I was trying to compute the fundamental group of torus by forcing myself of using the Seifert Van Kampen theorem. One knows that the answer is the direct product of $ \mathbb{Z} $ and $ \mathbb{Z} $.
But from the way I tried to solve it something goes wrong and I can't find out what it is.
Here's what I do:
First I remove the Circle $AB$ from the torus which gives me an open set $X_1$.
For the second one I remove the circle $BC$ from the torus instead of the other one which gives me another open set $X_2$.
Now $X_0:=X_1 \cap X_2$ is the torus without those two circles, which is a simply connected subset of torus.
Now if applying the Seifert Van Kampen theorem to these path connected subsets of the torus you'll get
$\pi_1(\mathbb{T}) = \mathbb{Z}*\mathbb{Z}$
while writing this I realized something that solves the fundamental group problem I asked. However I'm still interested to know the answer of the question below:
Is there a free product with amalgamation of $\Bbb Z*\Bbb Z$ isomorphic to the direct product of $ \mathbb{Z} $ and $ \mathbb{Z} $?
Best Answer
As mentioned by OP in comments, the question asks: Is there a group $G$ which is an amalgam of the form $$ A\star_{C} B, $$ with the factors $A\cong B\cong {\mathbb Z}$, such that $G$ is isomorphic to ${\mathbb Z}^2$?
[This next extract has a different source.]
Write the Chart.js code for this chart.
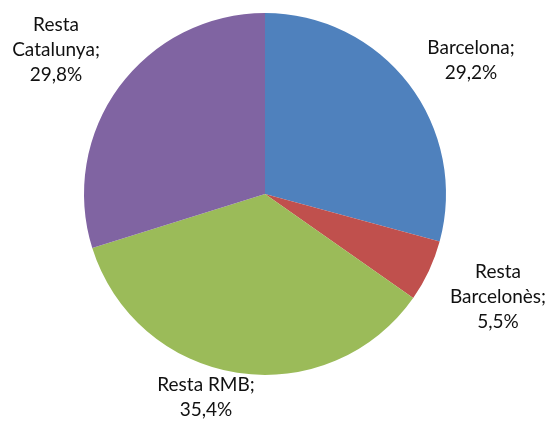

This question has a negative answer.
Proof. Suppose, to the contrary, that there exists an isomorphism $$ \phi: A\star_{C} B\to {\mathbb Z}^2. $$
There are two cases to consider.
a. $C$ is a nontrivial group. Then the images $\phi(A), \phi(B)$ are infinite cyclic subgroups of ${\mathbb Z}^2$ which have nontrivial intersection $\phi(C)$. But any two cyclic subgroups with nontrivial intersection in ${\mathbb Z}^n$ generate a cyclic subgroup. (I leave it as an exercise.)
This would imply that ${\mathbb Z}^2$ is cyclic (since $\phi$ is surjective). The latter is obviously false. (Again, a linear algebra exercise.)
b. $C$ is the trivial subgroup. Then $G\cong A\star B\cong F_2$, the free group on two generators. But a free group on two generators (say, $a, b$) is nonabelian, for instance, since the word $aba^{-1}b^{-1}$ is reduced and nonempty, hence, represents a nontrivial element of $F_2$ (by one of the equivalent definitions of $F_2$). qed
Remark. Incidentally, an amalgam of the form $A\star_{C} B$ with $A, B, C$ infinite cyclic, can contain ${\mathbb Z}^2$ as an index two subgroup. I leave this as an exercise in algebraic topology of surfaces.